Lemme 2nd trac... we use it for basically everything.  I think we average 
around a 1000 tickets per year.  For a ~5 person company.  Since we don't 
have a physical office, our requirements/design discussions happen on the 
tickets (though we do discuss on IM sometimes & summarize on the ticket).  
It's nice having the entire context of a SVN change is in one place.  Though 
sometimes finding what you're looking for is a little hard, and it's no 
substitute for the high-level overview wiki documentation gives.
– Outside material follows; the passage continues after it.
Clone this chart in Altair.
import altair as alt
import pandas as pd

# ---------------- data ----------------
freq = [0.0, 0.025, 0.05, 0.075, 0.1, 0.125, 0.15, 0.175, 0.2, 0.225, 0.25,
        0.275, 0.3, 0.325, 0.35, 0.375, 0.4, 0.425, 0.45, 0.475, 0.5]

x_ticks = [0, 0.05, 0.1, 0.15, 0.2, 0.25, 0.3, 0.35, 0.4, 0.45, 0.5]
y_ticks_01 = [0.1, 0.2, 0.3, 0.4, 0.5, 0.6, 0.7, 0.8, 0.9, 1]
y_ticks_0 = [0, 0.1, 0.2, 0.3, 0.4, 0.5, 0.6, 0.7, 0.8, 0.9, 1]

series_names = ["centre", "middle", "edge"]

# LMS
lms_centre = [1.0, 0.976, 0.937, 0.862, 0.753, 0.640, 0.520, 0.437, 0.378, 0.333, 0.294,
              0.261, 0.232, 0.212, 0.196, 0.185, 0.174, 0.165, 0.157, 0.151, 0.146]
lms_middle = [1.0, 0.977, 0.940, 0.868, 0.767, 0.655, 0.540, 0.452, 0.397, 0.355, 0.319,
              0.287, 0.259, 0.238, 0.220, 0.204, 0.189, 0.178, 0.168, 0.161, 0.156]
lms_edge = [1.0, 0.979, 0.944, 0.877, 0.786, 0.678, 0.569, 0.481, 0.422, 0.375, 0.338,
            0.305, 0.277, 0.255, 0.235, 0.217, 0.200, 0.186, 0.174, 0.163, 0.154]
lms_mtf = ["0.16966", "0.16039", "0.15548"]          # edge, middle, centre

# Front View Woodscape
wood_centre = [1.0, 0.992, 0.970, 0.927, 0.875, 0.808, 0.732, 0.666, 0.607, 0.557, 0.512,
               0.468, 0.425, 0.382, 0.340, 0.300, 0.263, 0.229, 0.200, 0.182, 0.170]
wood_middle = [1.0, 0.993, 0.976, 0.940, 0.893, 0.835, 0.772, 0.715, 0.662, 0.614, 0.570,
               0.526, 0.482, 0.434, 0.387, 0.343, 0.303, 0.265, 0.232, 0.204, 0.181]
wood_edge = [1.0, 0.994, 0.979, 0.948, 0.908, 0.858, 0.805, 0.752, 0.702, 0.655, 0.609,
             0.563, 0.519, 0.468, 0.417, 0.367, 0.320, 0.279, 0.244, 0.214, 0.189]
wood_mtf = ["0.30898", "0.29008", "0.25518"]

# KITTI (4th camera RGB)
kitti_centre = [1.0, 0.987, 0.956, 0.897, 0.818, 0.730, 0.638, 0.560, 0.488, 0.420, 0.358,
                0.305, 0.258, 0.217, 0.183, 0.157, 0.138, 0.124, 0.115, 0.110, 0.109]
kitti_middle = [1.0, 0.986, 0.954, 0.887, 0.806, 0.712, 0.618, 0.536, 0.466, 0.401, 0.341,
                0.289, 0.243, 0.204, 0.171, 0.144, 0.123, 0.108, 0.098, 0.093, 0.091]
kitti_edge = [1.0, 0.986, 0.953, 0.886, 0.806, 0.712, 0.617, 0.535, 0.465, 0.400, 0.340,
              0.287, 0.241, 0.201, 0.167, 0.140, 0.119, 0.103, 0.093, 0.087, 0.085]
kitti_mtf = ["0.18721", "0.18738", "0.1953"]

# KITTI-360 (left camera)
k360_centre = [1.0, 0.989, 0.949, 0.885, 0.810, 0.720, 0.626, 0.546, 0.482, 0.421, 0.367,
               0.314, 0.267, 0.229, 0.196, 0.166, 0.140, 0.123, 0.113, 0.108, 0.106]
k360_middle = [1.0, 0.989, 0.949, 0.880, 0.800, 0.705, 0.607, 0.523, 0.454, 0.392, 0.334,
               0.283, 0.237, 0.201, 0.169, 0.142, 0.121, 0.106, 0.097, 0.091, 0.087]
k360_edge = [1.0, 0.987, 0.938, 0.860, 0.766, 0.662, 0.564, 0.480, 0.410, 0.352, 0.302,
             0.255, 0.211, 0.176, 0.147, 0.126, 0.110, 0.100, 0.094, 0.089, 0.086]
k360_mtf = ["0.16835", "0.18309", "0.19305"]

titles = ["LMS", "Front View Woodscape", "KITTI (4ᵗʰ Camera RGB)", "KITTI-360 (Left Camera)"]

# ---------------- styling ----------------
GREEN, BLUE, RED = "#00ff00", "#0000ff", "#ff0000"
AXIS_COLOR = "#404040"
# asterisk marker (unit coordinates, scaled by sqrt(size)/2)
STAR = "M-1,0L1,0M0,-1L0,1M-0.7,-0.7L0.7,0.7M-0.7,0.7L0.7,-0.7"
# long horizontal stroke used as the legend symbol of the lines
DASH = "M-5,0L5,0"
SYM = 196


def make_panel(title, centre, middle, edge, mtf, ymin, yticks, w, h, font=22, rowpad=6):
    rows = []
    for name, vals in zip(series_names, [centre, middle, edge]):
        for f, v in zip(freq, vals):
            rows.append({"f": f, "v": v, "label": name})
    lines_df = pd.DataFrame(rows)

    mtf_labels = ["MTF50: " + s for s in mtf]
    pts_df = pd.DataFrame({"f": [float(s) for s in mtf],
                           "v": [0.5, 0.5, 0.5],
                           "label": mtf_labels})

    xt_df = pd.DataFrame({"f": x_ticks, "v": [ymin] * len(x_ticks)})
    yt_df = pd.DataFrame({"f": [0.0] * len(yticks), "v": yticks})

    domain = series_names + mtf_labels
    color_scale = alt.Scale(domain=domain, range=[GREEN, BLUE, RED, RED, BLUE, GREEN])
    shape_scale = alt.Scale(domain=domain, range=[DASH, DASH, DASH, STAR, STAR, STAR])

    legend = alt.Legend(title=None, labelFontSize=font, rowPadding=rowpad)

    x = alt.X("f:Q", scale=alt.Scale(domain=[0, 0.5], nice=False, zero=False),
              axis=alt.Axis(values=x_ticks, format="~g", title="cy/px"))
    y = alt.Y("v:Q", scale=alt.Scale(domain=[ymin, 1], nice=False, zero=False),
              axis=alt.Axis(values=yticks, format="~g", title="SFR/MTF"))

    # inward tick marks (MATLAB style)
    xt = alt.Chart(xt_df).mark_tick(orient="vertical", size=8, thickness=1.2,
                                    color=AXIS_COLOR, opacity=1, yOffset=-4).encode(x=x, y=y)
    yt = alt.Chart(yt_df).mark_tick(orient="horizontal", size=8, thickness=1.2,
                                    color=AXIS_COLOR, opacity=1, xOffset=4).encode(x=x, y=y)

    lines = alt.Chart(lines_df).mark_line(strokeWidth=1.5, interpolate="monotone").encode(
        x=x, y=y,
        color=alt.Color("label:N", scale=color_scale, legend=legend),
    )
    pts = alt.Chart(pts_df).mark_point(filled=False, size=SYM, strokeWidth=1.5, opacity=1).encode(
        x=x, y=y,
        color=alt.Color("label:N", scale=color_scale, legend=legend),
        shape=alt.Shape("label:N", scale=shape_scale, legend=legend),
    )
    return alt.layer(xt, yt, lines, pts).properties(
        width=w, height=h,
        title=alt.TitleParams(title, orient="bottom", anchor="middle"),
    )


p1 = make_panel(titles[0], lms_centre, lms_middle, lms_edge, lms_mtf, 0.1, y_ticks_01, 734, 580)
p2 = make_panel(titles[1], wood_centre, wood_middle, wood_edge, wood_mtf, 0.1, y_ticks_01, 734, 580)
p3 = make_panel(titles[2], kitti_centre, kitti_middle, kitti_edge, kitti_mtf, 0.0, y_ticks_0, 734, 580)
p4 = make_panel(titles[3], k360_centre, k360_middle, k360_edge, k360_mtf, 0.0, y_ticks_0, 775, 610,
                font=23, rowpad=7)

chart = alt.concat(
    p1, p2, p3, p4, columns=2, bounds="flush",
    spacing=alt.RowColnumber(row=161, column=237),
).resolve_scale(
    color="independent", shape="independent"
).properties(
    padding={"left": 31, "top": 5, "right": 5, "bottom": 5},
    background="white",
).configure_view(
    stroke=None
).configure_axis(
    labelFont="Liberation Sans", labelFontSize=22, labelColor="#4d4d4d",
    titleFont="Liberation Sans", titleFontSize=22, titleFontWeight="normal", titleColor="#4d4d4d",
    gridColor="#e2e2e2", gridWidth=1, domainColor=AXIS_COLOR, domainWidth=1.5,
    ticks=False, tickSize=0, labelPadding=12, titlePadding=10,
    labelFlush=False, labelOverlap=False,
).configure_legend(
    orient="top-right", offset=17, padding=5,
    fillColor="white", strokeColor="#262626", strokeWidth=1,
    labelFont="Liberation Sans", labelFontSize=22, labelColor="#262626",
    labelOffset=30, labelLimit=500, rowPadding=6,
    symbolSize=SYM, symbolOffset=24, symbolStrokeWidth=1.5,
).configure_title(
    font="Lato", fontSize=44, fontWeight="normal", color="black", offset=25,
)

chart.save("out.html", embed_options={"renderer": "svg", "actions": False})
Though as Chris mentions, this is kinda getting more into methodology than 
tools.

On that note, do people really work off pre-defined specs?  We find that we 
start out with a rough idea of what we're trying to do and refine the *idea* 
as we implement.  In software, I find it's hard to know what you want until 
you're halfway there.  IMO, that's little-a agile.

Again, it's a culture thing.  Though one of my coworkers used to print out 
circuit diagrams on a large format printer and hang them on the wall for the 
benefit of the managers at his previous job. YMMV.